The cryptocurrency risk for South Korea’s market is muted as the total amount of digital coin investments was relatively low in 2017, the Bank of Korea (BOK) said in a report released last Friday.
“The amount of crypto-asset investment is not really big, compared with other equity markets, and local financial institutions’ exposure to possible risks of digital assets is insignificant,” BOK said as quoted by local news provider Yonhap Agency.
According to the report, the outstanding balance of cryptocurrency accounts in domestic banks was 2 trillion won ($1.79 billion) as of December last year. This sum is deemed low because it represents only 8% of all deposits in local brokerage houses.

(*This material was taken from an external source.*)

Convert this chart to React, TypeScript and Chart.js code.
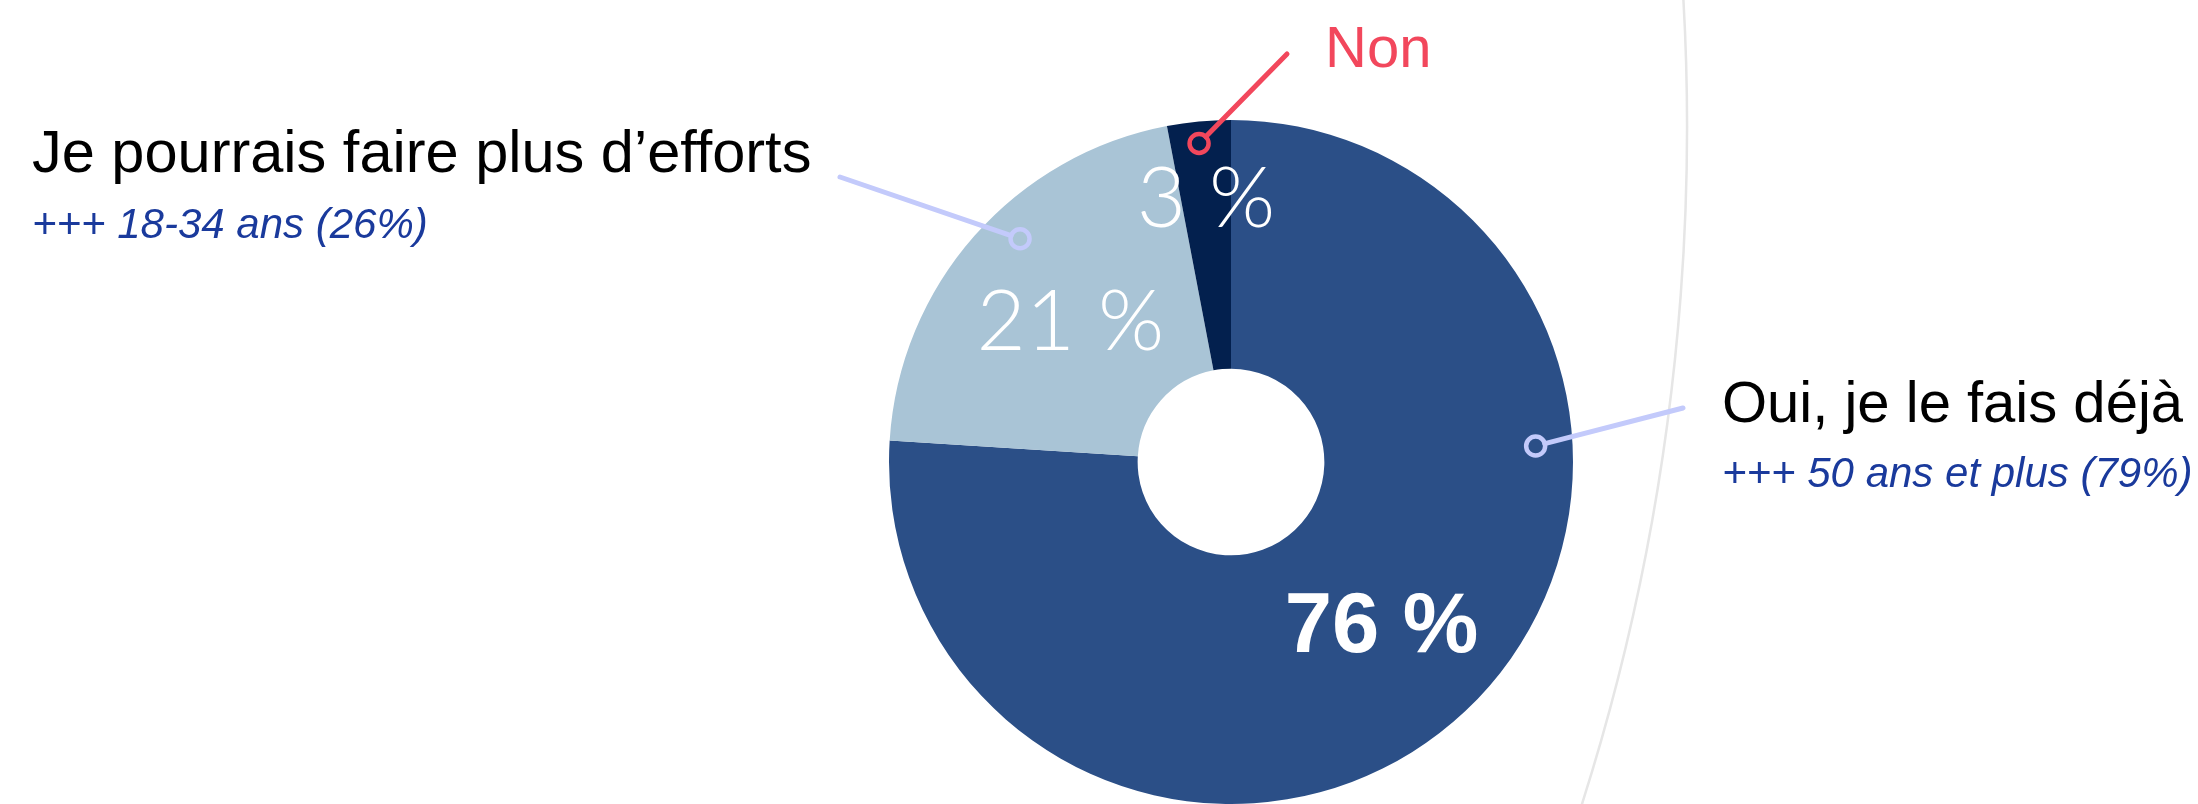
import React, { useEffect, useRef } from 'react';
import { Chart, registerables } from 'chart.js';

Chart.register(...registerables);

// ---- Data ----
const categories = ['Oui, je le fais déjà', 'Je pourrais faire plus d’efforts', 'Non'];
const values = [76, 21, 3];
const valueLabels = ['76 %', '21 %', '3 %'];
const subLabels = ['+++ 50 ans et plus (79%)', '+++ 18-34 ans (26%)', ''];
const sliceColors = ['#2B4F87', '#A9C4D6', '#03204E'];

// ---- Styling / annotation layout (not data) ----
const W = 2198;
const H = 804;
const valueRadiusFrac = [0.643, 0.626, 0.778];
const valueFonts = ['bold 85px "Liberation Sans", Arial, sans-serif', '300 85px Lato, sans-serif', '300 85px Lato, sans-serif'];
const anchorAngleFrac = [0.318, 0.569, 0.47];
const anchorRadiusFrac = [0.892, 0.898, 0.936];
const lineEnds = [[1683, 408], [840, 177], [1287, 54]];
const lineColors = ['#C3CAFB', '#C3CAFB', '#F2475C'];
const labelPos = [[1722, 422], [32, 172], [1325, 67]];
const labelSizes = [58, 59.5, 58];
const labelColors = ['#000000', '#000000', '#F2475C'];
const subPos = [[1722, 487], [32, 238], [0, 0]];

const annotations = {
  id: 'annotations',
  beforeDatasetsDraw(chart: any) {
    const ctx = chart.ctx;
    ctx.save();
    // large decorative arc
    ctx.strokeStyle = '#E6E6E6';
    ctx.lineWidth = 2.5;
    ctx.beginPath();
    ctx.arc(-541, 128, 2228, -0.2, 0.35);
    ctx.stroke();
    ctx.restore();
  },
  afterDatasetsDraw(chart: any) {
    const ctx = chart.ctx;
    const meta = chart.getDatasetMeta(0);
    ctx.save();
    meta.data.forEach((arc: any, i: number) => {
      const p = arc.getProps(['x', 'y', 'startAngle', 'endAngle', 'innerRadius', 'outerRadius'], true);
      const mid = (p.startAngle + p.endAngle) / 2;
      const rv = p.outerRadius * valueRadiusFrac[i];
      const vx = p.x + Math.cos(mid) * rv;
      const vy = p.y + Math.sin(mid) * rv;
      ctx.fillStyle = '#FFFFFF';
      ctx.font = valueFonts[i];
      ctx.textAlign = 'center';
      ctx.textBaseline = 'alphabetic';
      ctx.fillText(valueLabels[i], vx, vy + 30);

      // connector
      const a = p.startAngle + (p.endAngle - p.startAngle) * anchorAngleFrac[i];
      const ra = p.outerRadius * anchorRadiusFrac[i];
      const cx = p.x + Math.cos(a) * ra;
      const cy = p.y + Math.sin(a) * ra;
      const [ex, ey] = lineEnds[i];
      const d = Math.hypot(ex - cx, ey - cy);
      const cr = 9.5;
      ctx.strokeStyle = lineColors[i];
      ctx.lineCap = 'round';
      ctx.lineWidth = 5;
      ctx.beginPath();
      ctx.moveTo(cx + ((ex - cx) / d) * cr, cy + ((ey - cy) / d) * cr);
      ctx.lineTo(ex, ey);
      ctx.stroke();
      ctx.lineWidth = 4.5;
      ctx.beginPath();
      ctx.arc(cx, cy, cr, 0, Math.PI * 2);
      ctx.stroke();

      // labels
      ctx.textAlign = 'left';
      ctx.fillStyle = labelColors[i];
      ctx.font = `${labelSizes[i]}px "Liberation Sans", Arial, sans-serif`;
      ctx.fillText(chart.data.labels[i], labelPos[i][0], labelPos[i][1]);
      if (subLabels[i]) {
        ctx.fillStyle = '#1A3A9C';
        ctx.font = 'italic 42px "Liberation Sans", Arial, sans-serif';
        ctx.fillText(subLabels[i], subPos[i][0], subPos[i][1]);
      }
    });
    ctx.restore();
  },
};

export default function App() {
  const ref = useRef<HTMLCanvasElement>(null);
  useEffect(() => {
    document.body.style.margin = '0';
    const chart = new Chart(ref.current as HTMLCanvasElement, {
      type: 'doughnut',
      data: {
        labels: categories,
        datasets: [
          {
            data: values,
            backgroundColor: sliceColors,
            borderWidth: 0,
          },
        ],
      },
      options: {
        responsive: false,
        animation: false,
        events: [],
        cutout: '27.3%',
        layout: { padding: { left: 889, top: 120, right: 625, bottom: 0 } },
        plugins: {
          legend: { display: false },
          tooltip: { enabled: false },
        },
      },
      plugins: [annotations],
    });
    return () => chart.destroy();
  }, []);
  return (
    <div style={{ width: W, height: H, background: '#FFFFFF' }}>
      <canvas ref={ref} width={W} height={H} style={{ display: 'block', width: W, height: H }} />
    </div>
  );
}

“Against this backdrop, we expect crypto-assets to have a limited impact on the South Korean financial market,” the central bank added.
South Korea virtual currency trading grew significantly last year. The Asian country accounted for about 12% of crypto trading volumes globally, Citi estimated in December 2017, when digital coins recorded a massive price increase.
“Bitcoin is now so popular that it has potentially started to drain retail liquidity away from the largest stocks,” Citi analysts explained.
New crypto rules
On Tuesday (July 10), Korea will start enforcing the revised anti-money laundering bank rules on cryptocurrency settlement as laid down by the Financial Service Commission (FSC). Banks and other financial institutions will be obliged to expand due diligence procedures for cryptocurrency exchanges to their non-client accounts, to share information about overseas digital trading platforms with the FSC, and to halt immediately suspicious cryptocurrency transactions.
Last week, South Korea’s government released a new classification system for the crypto and blockchain industry, in line with G20 intentions for a common approach to virtual assets. The classification has ten categories, including blockchain system, decentralized application, and cryptocurrency exchange.